DATA BLOCK:

────────

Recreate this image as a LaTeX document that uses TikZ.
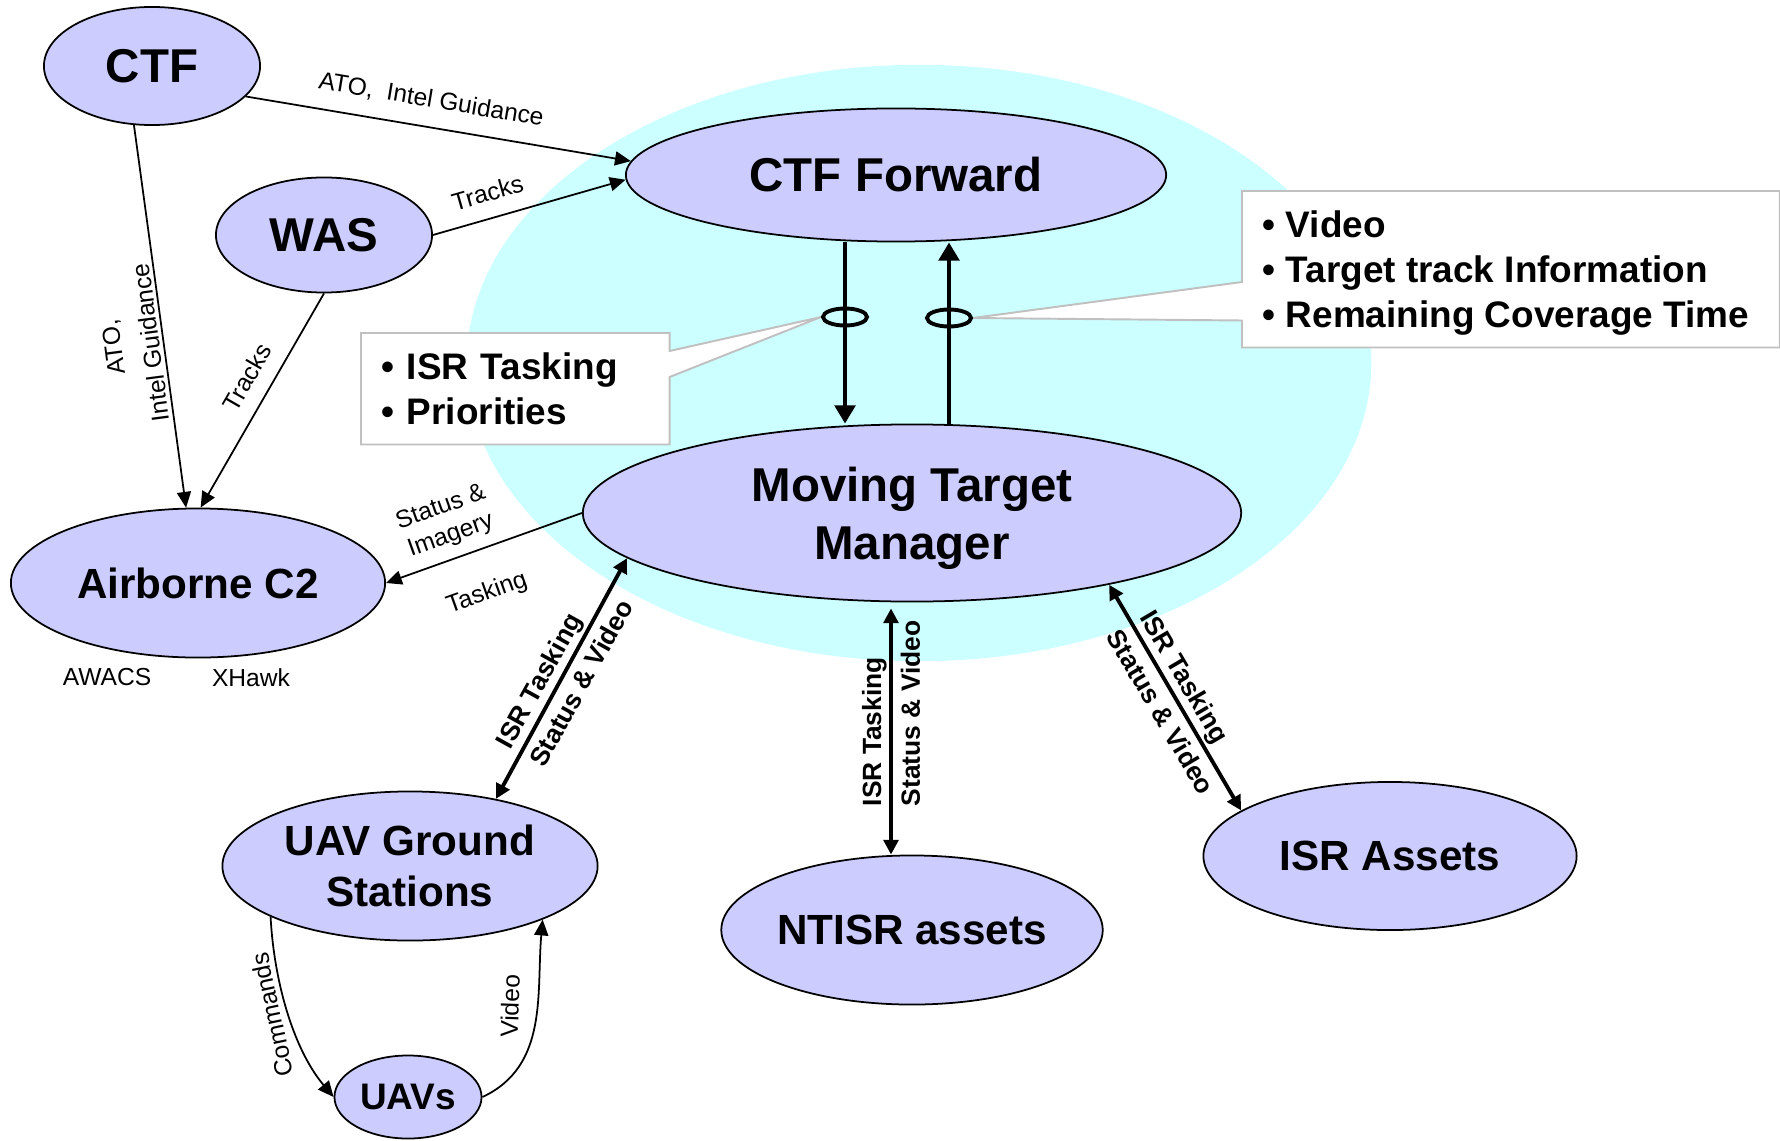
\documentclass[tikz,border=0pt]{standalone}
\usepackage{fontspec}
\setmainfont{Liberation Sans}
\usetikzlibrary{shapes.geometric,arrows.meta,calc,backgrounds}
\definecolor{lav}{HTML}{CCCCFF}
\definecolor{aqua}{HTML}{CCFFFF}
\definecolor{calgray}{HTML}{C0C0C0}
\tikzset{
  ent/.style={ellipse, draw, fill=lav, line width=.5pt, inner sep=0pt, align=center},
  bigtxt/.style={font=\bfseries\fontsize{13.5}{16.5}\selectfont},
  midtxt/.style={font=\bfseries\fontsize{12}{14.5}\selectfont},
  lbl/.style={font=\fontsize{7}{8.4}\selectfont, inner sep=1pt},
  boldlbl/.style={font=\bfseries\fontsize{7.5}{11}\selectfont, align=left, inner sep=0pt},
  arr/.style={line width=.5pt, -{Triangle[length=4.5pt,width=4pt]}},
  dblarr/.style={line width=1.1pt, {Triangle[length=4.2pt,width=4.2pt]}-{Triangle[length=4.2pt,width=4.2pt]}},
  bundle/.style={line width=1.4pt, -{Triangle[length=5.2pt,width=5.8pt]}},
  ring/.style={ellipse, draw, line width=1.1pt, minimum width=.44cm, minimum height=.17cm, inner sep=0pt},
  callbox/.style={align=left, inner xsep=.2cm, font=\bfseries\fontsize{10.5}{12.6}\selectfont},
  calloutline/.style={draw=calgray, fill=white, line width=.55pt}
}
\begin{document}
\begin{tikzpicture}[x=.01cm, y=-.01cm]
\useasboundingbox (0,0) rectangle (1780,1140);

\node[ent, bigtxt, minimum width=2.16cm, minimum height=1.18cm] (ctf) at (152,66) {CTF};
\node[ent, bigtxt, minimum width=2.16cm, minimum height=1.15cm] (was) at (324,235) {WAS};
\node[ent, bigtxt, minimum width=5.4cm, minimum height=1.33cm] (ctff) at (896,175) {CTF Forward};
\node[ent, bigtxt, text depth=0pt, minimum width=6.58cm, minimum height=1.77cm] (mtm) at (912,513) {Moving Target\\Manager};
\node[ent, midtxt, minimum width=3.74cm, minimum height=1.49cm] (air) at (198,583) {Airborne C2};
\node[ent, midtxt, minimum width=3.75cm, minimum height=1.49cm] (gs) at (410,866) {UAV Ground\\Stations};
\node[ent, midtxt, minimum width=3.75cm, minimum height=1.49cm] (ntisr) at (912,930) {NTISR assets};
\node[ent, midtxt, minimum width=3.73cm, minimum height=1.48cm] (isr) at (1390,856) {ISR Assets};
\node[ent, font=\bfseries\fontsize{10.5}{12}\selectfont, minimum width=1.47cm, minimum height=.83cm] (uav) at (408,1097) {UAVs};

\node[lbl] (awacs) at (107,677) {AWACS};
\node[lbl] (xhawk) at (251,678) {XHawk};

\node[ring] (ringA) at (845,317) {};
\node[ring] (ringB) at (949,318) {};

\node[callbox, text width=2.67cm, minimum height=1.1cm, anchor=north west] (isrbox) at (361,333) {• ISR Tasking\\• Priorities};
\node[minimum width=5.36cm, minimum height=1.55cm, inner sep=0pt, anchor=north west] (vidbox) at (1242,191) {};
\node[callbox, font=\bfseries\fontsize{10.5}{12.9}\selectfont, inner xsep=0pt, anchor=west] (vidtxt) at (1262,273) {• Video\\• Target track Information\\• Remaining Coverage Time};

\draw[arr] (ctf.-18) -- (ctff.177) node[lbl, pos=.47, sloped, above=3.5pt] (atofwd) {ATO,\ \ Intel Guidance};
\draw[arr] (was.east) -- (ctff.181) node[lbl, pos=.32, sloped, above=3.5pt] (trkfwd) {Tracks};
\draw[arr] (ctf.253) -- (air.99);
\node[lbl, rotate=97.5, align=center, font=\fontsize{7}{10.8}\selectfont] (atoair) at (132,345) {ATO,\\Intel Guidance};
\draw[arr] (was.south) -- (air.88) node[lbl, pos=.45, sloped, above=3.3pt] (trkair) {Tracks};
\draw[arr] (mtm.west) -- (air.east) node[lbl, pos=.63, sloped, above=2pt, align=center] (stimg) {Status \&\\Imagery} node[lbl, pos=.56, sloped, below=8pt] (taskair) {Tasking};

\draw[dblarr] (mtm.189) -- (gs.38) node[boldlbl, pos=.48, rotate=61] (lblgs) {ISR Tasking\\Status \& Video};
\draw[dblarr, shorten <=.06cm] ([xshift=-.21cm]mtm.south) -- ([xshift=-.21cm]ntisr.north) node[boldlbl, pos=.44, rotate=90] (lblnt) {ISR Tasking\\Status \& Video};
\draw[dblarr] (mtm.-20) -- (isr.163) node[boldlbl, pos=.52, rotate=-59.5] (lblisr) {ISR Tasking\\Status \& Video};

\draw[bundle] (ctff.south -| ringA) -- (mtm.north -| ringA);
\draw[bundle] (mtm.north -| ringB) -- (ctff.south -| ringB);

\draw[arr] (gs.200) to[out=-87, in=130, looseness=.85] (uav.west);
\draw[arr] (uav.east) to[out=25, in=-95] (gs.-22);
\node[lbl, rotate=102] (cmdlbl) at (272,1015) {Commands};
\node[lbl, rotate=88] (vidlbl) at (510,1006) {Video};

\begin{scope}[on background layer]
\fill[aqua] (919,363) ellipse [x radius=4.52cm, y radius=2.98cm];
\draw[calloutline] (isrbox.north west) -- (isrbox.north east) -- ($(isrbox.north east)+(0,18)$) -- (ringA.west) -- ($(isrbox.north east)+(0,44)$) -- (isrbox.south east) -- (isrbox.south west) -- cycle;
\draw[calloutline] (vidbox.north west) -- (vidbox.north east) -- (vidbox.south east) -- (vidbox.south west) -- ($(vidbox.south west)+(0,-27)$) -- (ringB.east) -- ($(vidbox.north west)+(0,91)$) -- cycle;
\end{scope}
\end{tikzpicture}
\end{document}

────────

DO THIS: Repeat only the lines between the start of the data and the line with "(0,0) rectangle (1780,1140);", including those two lines, and skip the pictures.

WRITTEN SOLUTION:
Recreate this image as a LaTeX document that uses TikZ.
\documentclass[tikz,border=0pt]{standalone}
\usepackage{fontspec}
\setmainfont{Liberation Sans}
\usetikzlibrary{shapes.geometric,arrows.meta,calc,backgrounds}
\definecolor{lav}{HTML}{CCCCFF}
\definecolor{aqua}{HTML}{CCFFFF}
\definecolor{calgray}{HTML}{C0C0C0}
\tikzset{
  ent/.style={ellipse, draw, fill=lav, line width=.5pt, inner sep=0pt, align=center},
  bigtxt/.style={font=\bfseries\fontsize{13.5}{16.5}\selectfont},
  midtxt/.style={font=\bfseries\fontsize{12}{14.5}\selectfont},
  lbl/.style={font=\fontsize{7}{8.4}\selectfont, inner sep=1pt},
  boldlbl/.style={font=\bfseries\fontsize{7.5}{11}\selectfont, align=left, inner sep=0pt},
  arr/.style={line width=.5pt, -{Triangle[length=4.5pt,width=4pt]}},
  dblarr/.style={line width=1.1pt, {Triangle[length=4.2pt,width=4.2pt]}-{Triangle[length=4.2pt,width=4.2pt]}},
  bundle/.style={line width=1.4pt, -{Triangle[length=5.2pt,width=5.8pt]}},
  ring/.style={ellipse, draw, line width=1.1pt, minimum width=.44cm, minimum height=.17cm, inner sep=0pt},
  callbox/.style={align=left, inner xsep=.2cm, font=\bfseries\fontsize{10.5}{12.6}\selectfont},
  calloutline/.style={draw=calgray, fill=white, line width=.55pt}
}
\begin{document}
\begin{tikzpicture}[x=.01cm, y=-.01cm]
\useasboundingbox (0,0) rectangle (1780,1140);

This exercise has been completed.